Lynley saw no point in obfuscation. “She was murdered, I’m afraid.”
“Murdered.” Phinney said the word in a manner that managed to be both numb and disbelieving simultaneously. Then, “Murdered? In hospital?”
“She died in hospital, but the cause of her death seems to have occurred in her flat.”
His brow furrowed. “How is that possible? What happened?”
“Epidural haematoma,” Lynley said. “A blow to the head had fractured her skull. She was in a coma when you found her. Hence the reason you couldn’t rouse her.”
“You said murder, though. But she must have fallen and caused the fracture herself. What I mean is, she was in her nightclothes. She was in bed. And there was no sign. I mean, there was no indication of a blow. There was nothing to suggest . . . Who else knows?”

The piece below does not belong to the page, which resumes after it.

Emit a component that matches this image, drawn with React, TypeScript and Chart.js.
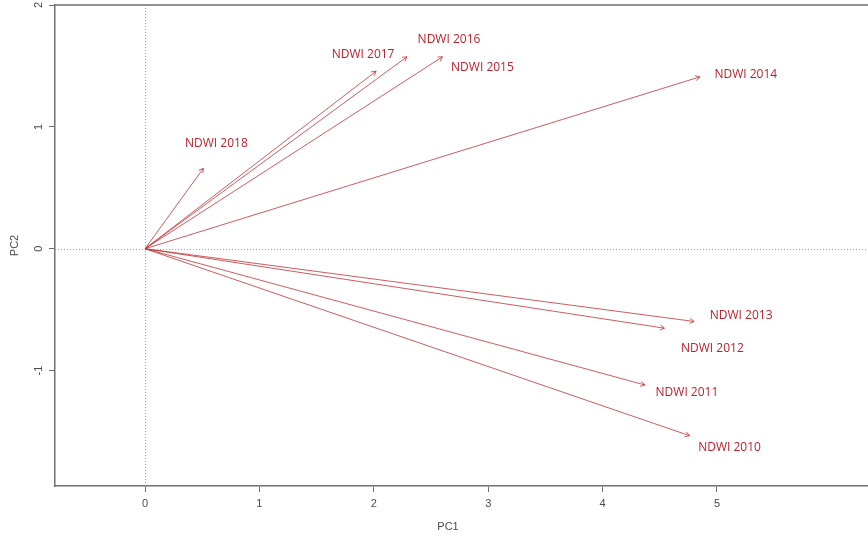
import React, { useEffect, useRef } from "react";
import { Chart, registerables } from "chart.js";

Chart.register(...registerables);

// PCA loadings of the yearly NDWI variables (biplot arrows)
const variables = [
  "NDWI 2010",
  "NDWI 2011",
  "NDWI 2012",
  "NDWI 2013",
  "NDWI 2014",
  "NDWI 2015",
  "NDWI 2016",
  "NDWI 2017",
  "NDWI 2018",
];
const pc1Loadings = [4.76, 4.37, 4.54, 4.8, 4.85, 2.6, 2.29, 2.02, 0.51];
const pc2Loadings = [-1.534, -1.118, -0.652, -0.597, 1.41, 1.575, 1.575, 1.457, 0.66];

const xTicks = [0, 1, 2, 3, 4, 5];
const yTicks = [-1, 0, 1, 2];
const xTitle = "PC1";
const yTitle = "PC2";

// pixel nudges for the variable names relative to each arrow tip
const labelOffsets: [number, number][] = [
  [40, 12],
  [42, 8],
  [48, 20],
  [47, -6],
  [46, -2],
  [40, 11],
  [42, -17],
  [-13, -17],
  [13, -25],
];

const ARROW_COLOR = "rgba(196, 50, 55, 0.8)";
const LABEL_COLOR = "#bd1f2b";
const AXIS_COLOR = "#6f6f6f";
const TEXT_COLOR = "#4a4a4a";

const biplotPlugin = {
  id: "biplotDecor",
  beforeDatasetsDraw(chart: any) {
    const { ctx, chartArea, scales } = chart;
    const x0 = scales.x.getPixelForValue(0);
    const y0 = scales.y.getPixelForValue(0);
    ctx.save();
    ctx.strokeStyle = "#a0a0a0";
    ctx.lineWidth = 1;
    ctx.setLineDash([1, 2]);
    ctx.beginPath();
    ctx.moveTo(Math.round(x0) + 0.5, chartArea.top);
    ctx.lineTo(Math.round(x0) + 0.5, chartArea.bottom);
    ctx.moveTo(chartArea.left, Math.round(y0) + 0.5);
    ctx.lineTo(chartArea.right, Math.round(y0) + 0.5);
    ctx.stroke();
    ctx.restore();
  },
  afterDatasetsDraw(chart: any) {
    const { ctx, scales } = chart;
    const x0 = scales.x.getPixelForValue(0);
    const y0 = scales.y.getPixelForValue(0);
    ctx.save();
    variables.forEach((name, i) => {
      const tx = scales.x.getPixelForValue(pc1Loadings[i]);
      const ty = scales.y.getPixelForValue(pc2Loadings[i]);
      const ang = Math.atan2(ty - y0, tx - x0);
      const len = 5;
      const spread = Math.PI / 6;
      ctx.strokeStyle = ARROW_COLOR;
      ctx.lineWidth = 1;
      ctx.beginPath();
      ctx.moveTo(tx - len * Math.cos(ang - spread), ty - len * Math.sin(ang - spread));
      ctx.lineTo(tx, ty);
      ctx.lineTo(tx - len * Math.cos(ang + spread), ty - len * Math.sin(ang + spread));
      ctx.stroke();

      const [dx, dy] = labelOffsets[i];
      ctx.fillStyle = LABEL_COLOR;
      ctx.font = "12px 'Open Sans'";
      ctx.textAlign = "center";
      ctx.textBaseline = "middle";
      ctx.fillText(name, tx + dx, ty + dy);
    });
    ctx.restore();
  },
  afterDraw(chart: any) {
    const { ctx, chartArea } = chart;
    ctx.save();
    // top edge of the plot box
    ctx.strokeStyle = AXIS_COLOR;
    ctx.lineWidth = 1.5;
    ctx.beginPath();
    ctx.moveTo(chartArea.left, chartArea.top);
    ctx.lineTo(chartArea.right, chartArea.top);
    ctx.stroke();
    // x-axis title
    ctx.fillStyle = TEXT_COLOR;
    ctx.font = "11px 'Liberation Sans'";
    ctx.textAlign = "center";
    ctx.textBaseline = "middle";
    ctx.fillText(xTitle, chartArea.left + 393, 527);
    ctx.restore();
  },
};

export default function App() {
  const canvasRef = useRef<HTMLCanvasElement | null>(null);

  useEffect(() => {
    if (!canvasRef.current) return;
    const datasets = variables.map((name, i) => ({
      label: name,
      data: [
        { x: 0, y: 0 },
        { x: pc1Loadings[i], y: pc2Loadings[i] },
      ],
      showLine: true,
      borderColor: ARROW_COLOR,
      borderWidth: 1,
      pointRadius: 0,
      fill: false,
    }));

    const tickFont = { family: "'Liberation Sans', Arial, sans-serif", size: 11 };

    const chart = new Chart(canvasRef.current, {
      type: "scatter",
      data: { datasets },
      plugins: [biplotPlugin],
      options: {
        animation: false,
        responsive: true,
        maintainAspectRatio: false,
        layout: { padding: { top: 5, left: 0, right: 0, bottom: 0 } },
        plugins: {
          legend: { display: false },
          tooltip: { enabled: false },
        },
        scales: {
          x: {
            type: "linear",
            min: -0.787,
            max: 6.32,
            afterBuildTicks: (s: any) => {
              s.ticks = xTicks.map((v) => ({ value: v }));
            },
            afterFit: (s: any) => {
              s.height = 51;
              s.paddingLeft = 0;
              s.paddingRight = 0;
            },
            grid: {
              display: true,
              drawOnChartArea: false,
              drawTicks: true,
              tickLength: 6,
              color: AXIS_COLOR,
              lineWidth: 1,
            },
            border: { display: true, color: AXIS_COLOR, width: 1.5 },
            ticks: {
              color: TEXT_COLOR,
              font: tickFont,
              padding: 5,
              maxRotation: 0,
              callback: (v: any) => String(v),
            },
            title: { display: false },
          },
          y: {
            type: "linear",
            min: -1.947,
            max: 2,
            afterBuildTicks: (s: any) => {
              s.ticks = yTicks.map((v) => ({ value: v }));
            },
            afterFit: (s: any) => {
              s.width = 55;
              s.paddingTop = 0;
              s.paddingBottom = 0;
            },
            grid: {
              display: true,
              drawOnChartArea: false,
              drawTicks: true,
              tickLength: 6,
              color: AXIS_COLOR,
              lineWidth: 1,
            },
            border: { display: true, color: AXIS_COLOR, width: 1.5 },
            ticks: {
              color: TEXT_COLOR,
              font: tickFont,
              padding: 5,
              minRotation: 90,
              maxRotation: 90,
              crossAlign: "center",
              callback: (v: any) => String(v),
            },
            title: {
              display: true,
              text: yTitle,
              color: TEXT_COLOR,
              font: tickFont,
              padding: { top: 8, bottom: 0 },
            },
          },
        },
      },
    } as any);

    return () => chart.destroy();
  }, []);

  return (
    <div
      style={{
        position: "fixed",
        left: 0,
        top: 0,
        width: 868,
        height: 537,
        background: "#ffffff",
      }}
    >
      <canvas ref={canvasRef} />
    </div>
  );
}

“That it was murder? The family only know she’s died, as they authorised her being taken off the respirator. And that she died was actually all anyone knew prior to the post mortem examination. I’ve officers heading out now to tell her relations that it wasn’t a natural death.”
“But murder . . . ? With no overt sign of a blow to her head?”

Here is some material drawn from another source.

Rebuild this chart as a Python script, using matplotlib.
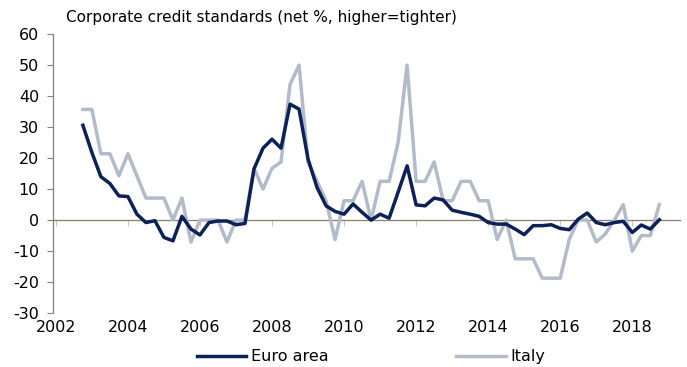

“The blow was on the back of her head, so you wouldn’t have seen it, and it didn’t break the skin. There was also a weapon. The skull fracture indicated that.”
“What was it?”
“We don’t know just yet. Everything that could have been used is being removed from her flat by SOCO to go to forensics. If nothing among all that would have served, it’s safe to assume that whoever hit her also brought the weapon to do so. And took it away afterwards.”

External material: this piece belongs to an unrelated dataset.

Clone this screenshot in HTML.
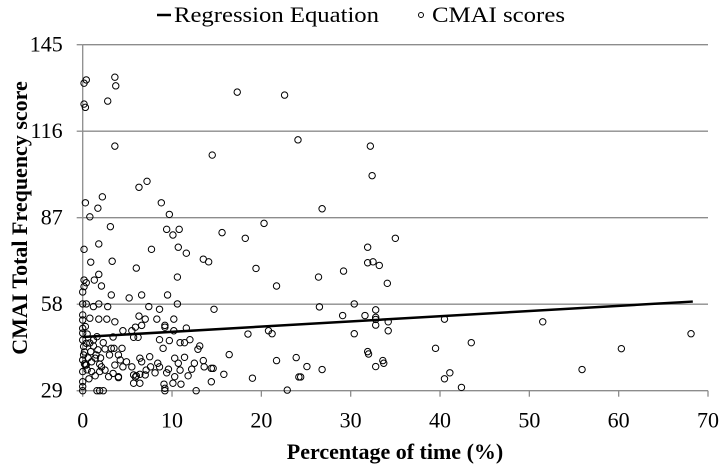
<!DOCTYPE html>
<html><head><meta charset="utf-8"><style>
html,body{margin:0;padding:0;background:#fff;}
svg{display:block;font-family:"Liberation Serif",serif;}
</style></head><body>
<svg id="chart" width="720" height="464" viewBox="0 0 720 464">
<g id="grid"></g>
<g id="axes"></g>
<g id="pts"></g>
<g id="reg"></g>
<g>
<line x1="157" y1="15" x2="171" y2="15" stroke="#000" stroke-width="2.5"/>
<text x="174" y="22" font-size="22" textLength="205" lengthAdjust="spacingAndGlyphs">Regression Equation</text>
<circle cx="421" cy="15" r="2.5" fill="none" stroke="#000" stroke-width="1"/>
<text x="432" y="22" font-size="22" textLength="133" lengthAdjust="spacingAndGlyphs">CMAI scores</text>
</g>
<text x="395" y="459" text-anchor="middle" font-size="22" font-weight="bold">Percentage of time (%)</text>
<text transform="translate(27,218) rotate(-90)" text-anchor="middle" font-size="22" font-weight="bold">CMAI Total Frequency score</text>
</svg>
<script>
const xTicks=[0,10,20,30,40,50,60,70];
const yTicks=[29,58,87,116,145];
const regIntercept=47.0;
const regSlope=0.174;
const regRange=[0,68.3];
const ptX=[0.15,0.4,3.6,3.7,0.15,0.3,2.8,17.3,3.6,14.5,6.3,7.2,2.2,0.3,1.7,0.8,8.8,9.7,3.1,9.4,10.8,10.1,15.6,18.2,1.8,10.7,0.15,7.7,
22.6,24.1,32.2,32.4,26.8,20.3,35.0,31.9,31.9,32.5,33.2,19.4,29.2,26.4,21.7,34.1,
11.6,0.9,3.3,6.0,13.5,14.1,0.15,1.3,1.8,0.4,0.15,2.1,10.6,0,3.2,5.2,6.6,9.5,0,0.4,1.8,1.2,2.8,7.4,8.6,10.6,14.7,
0.8,1.8,2.7,3.6,6.3,7.0,6.6,8.3,9.2,9.2,10.2,11.6,10.2,4.5,5.5,5.7,6.2,5.9,8.6,9.7,12.0,10.9,11.4,13.1,12.9,9.0,18.5,16.4,3.4,3.2,3.5,4.4,4.0,3.0,2.3,1.7,1.6,1.2,0.4,0.9,0.1,
0,0,0,0,0,0.1,0,0.3,0,0,0,0,0.4,1.0,1.4,1.4,1.0,1.9,2.1,1.9,2.5,2.9,3.4,4.0,3.6,4.5,4.2,4.9,5.5,6.4,6.6,7.5,7.6,8.4,8.6,9.6,10.7,10.3,11.4,12.5,13.5,13.6,14.4,14.6,12.2,11.8,10.9,10.3,9.4,8.1,7.1,
6.4,5.7,6.0,5.9,6.4,5.7,7.0,4.0,1.6,1.9,2.3,9.1,9.2,9.2,10.1,11.0,12.7,14.4,15.8,19.0,
0.3,0.5,0.8,0.2,0.6,0.2,0.5,1.2,0.7,1.5,2.5,2.0,
26.5,30.4,29.1,31.6,32.8,32.8,32.8,32.8,34.2,34.2,30.4,40.5,51.5,68.1,20.8,21.2,43.5,39.5,60.3,31.9,32.0,21.7,23.9,33.6,33.7,25.1,26.8,32.8,55.9,41.1,40.5,24.2,24.4,22.9,42.4];
const ptY=[132.1,133.2,134.1,131.2,125.1,124.0,126.1,129.1,111.0,108.0,97.2,99.2,94.0,92.0,90.2,87.3,92.0,88.1,84.0,83.1,83.1,81.2,82.0,80.1,78.2,77.1,76.4,76.4,
128.1,113.1,111.0,101.1,90.0,85.1,80.1,77.1,71.9,72.2,71.0,70.0,69.1,67.1,64.1,65.0,
75.1,72.1,72.4,70.1,73.1,72.2,66.1,66.1,68.0,65.2,63.9,64.1,67.1,62.1,61.1,60.1,61.1,61.1,58.1,58.1,58.1,57.2,57.2,57.2,56.3,58.1,56.3,
53.3,53.0,53.0,52.1,54.0,53.0,50.9,53.0,50.9,50.3,53.0,50.0,49.1,49.1,49.1,46.9,46.9,50.3,46.1,45.8,46.1,45.1,45.1,44.0,42.9,43.2,48.0,41.1,47.0,43.2,43.2,43.2,41.0,41.0,45.1,42.7,47.1,46.0,44.9,42.1,43.8,
46.0,48.3,49.9,52.7,54.4,41.0,39.3,37.6,35.4,32.0,30.4,29.0,37.6,38.7,39.9,34.0,35.4,37.9,37.0,35.4,35.9,33.7,34.8,33.7,37.6,37.0,39.3,38.7,37.0,39.9,38.7,40.4,37.0,38.2,37.0,36.2,38.2,39.9,40.2,38.2,39.1,37.0,36.5,36.5,36.2,34.0,35.9,33.7,35.0,35.0,35.9,
34.5,34.3,34.0,33.6,31.5,31.5,34.3,33.4,29.0,29.0,29.0,31.2,29.8,29.0,31.5,31.2,29.0,32.0,34.5,33.2,
50.5,48.0,45.0,42.0,40.0,38.0,36.0,44.0,33.0,41.0,43.0,40.0,
57.1,58.1,54.2,54.2,56.1,53.6,52.9,51.0,52.1,49.1,48.1,53.0,52.1,48.1,49.1,48.1,45.1,43.2,43.1,42.1,41.3,39.1,40.1,39.1,38.2,37.1,36.1,37.1,36.1,35.0,33.0,33.6,33.6,29.2,30.1];

const NS='http://www.w3.org/2000/svg';
const L=82.7,R=708,T=44.7,B=390.7,xMin=0,xMax=70,yMin=29,yMax=145;
function sx(v){return L+(v-xMin)/(xMax-xMin)*(R-L);}
function sy(v){return B-(v-yMin)/(yMax-yMin)*(B-T);}
function mk(tag,attrs,parent){const e=document.createElementNS(NS,tag);for(const k in attrs)e.setAttribute(k,attrs[k]);parent.appendChild(e);return e;}
const grid=document.getElementById('grid'),axes=document.getElementById('axes'),pts=document.getElementById('pts'),reg=document.getElementById('reg');
yTicks.forEach(v=>{
  if(v!==yMin){const g=mk('line',{x1:L,x2:R,y1:sy(v),y2:sy(v),stroke:'#8c8c8c','stroke-width':1.3},grid);
  
  }
  const tk=mk('line',{x1:L-6,x2:L,y1:sy(v),y2:sy(v),stroke:'#8c8c8c','stroke-width':1.3},axes);
  
  
  const t=mk('text',{x:L-20,y:sy(v)+7,'text-anchor':'end','font-size':22},axes);
  t.textContent=v;
  
  
});
const ya=mk('line',{x1:L,x2:L,y1:T,y2:B,stroke:'#8c8c8c','stroke-width':1.3},axes);


const xa=mk('line',{x1:L-6,x2:R,y1:B,y2:B,stroke:'#8c8c8c','stroke-width':1.3},axes);


xTicks.forEach(v=>{
  const tk=mk('line',{x1:sx(v),x2:sx(v),y1:B,y2:B+6,stroke:'#8c8c8c','stroke-width':1.3},axes);
  
  
  const t=mk('text',{x:sx(v),y:B+37,'text-anchor':'middle','font-size':22},axes);
  t.textContent=v;
  
  
});
for(let i=0;i<ptX.length;i++){
  const c=mk('circle',{cx:sx(ptX[i]),cy:sy(ptY[i]),r:3.2,fill:'none',stroke:'#000','stroke-width':1},pts);
  
  
}
const rl=mk('line',{x1:sx(regRange[0]),y1:sy(regIntercept+regSlope*regRange[0]),x2:sx(regRange[1]),y2:sy(regIntercept+regSlope*regRange[1]),stroke:'#000','stroke-width':2.5},reg);


</script>
</body></html>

“Then why do you assume she was hit and not . . . ?” He answered the question he hadn’t bothered to finish. “The autopsy, of course. As you said. There would have been one. My God, I could have done something for her. I’m trained to see things, and I saw nothing.”
“You couldn’t have known what had occurred, Mark. As you’ve said, she was in bed, she was in her nightclothes. What were you supposed to think? The DS herself probably didn’t know she was so badly wounded. She was given a blow, but it’s altogether possible that she didn’t actually lose consciousness immediately. Or if she did lose consciousness, the regaining of it would have made her think it had been a glancing blow, and that’s all. She might have been dizzy. She might have had something of a headache, for which she took paracetamol. Or she had no immediate memory of what had happened in the first place. She got herself into bed without a complete understanding of the danger she was in. Then her condition worsened, she lost consciousness, she went into a coma. The only way she could have been saved was if someone had found her in time to get her to hospital so the pressure on her brain might have been relieved. That didn’t happen, and it’s not the fault of anyone who knew her, save her killer.”
“You’re saying she knew her killer, then?”
“If she’d been attacked in the street or in another public place, she would have been quickly found. The fact that she wasn’t suggests that she admitted her killer into her flat.”
“Or the killer was someone who had a key.”
“Or that. Yes.”
“Her family might have keys. Her parents, her sister. Perhaps even her husband. Ross Carver.”
“ ‘Even’?”
“They were separated. Two years? Perhaps longer? But they’d lived together in the flat during their marriage. He may still have a key.”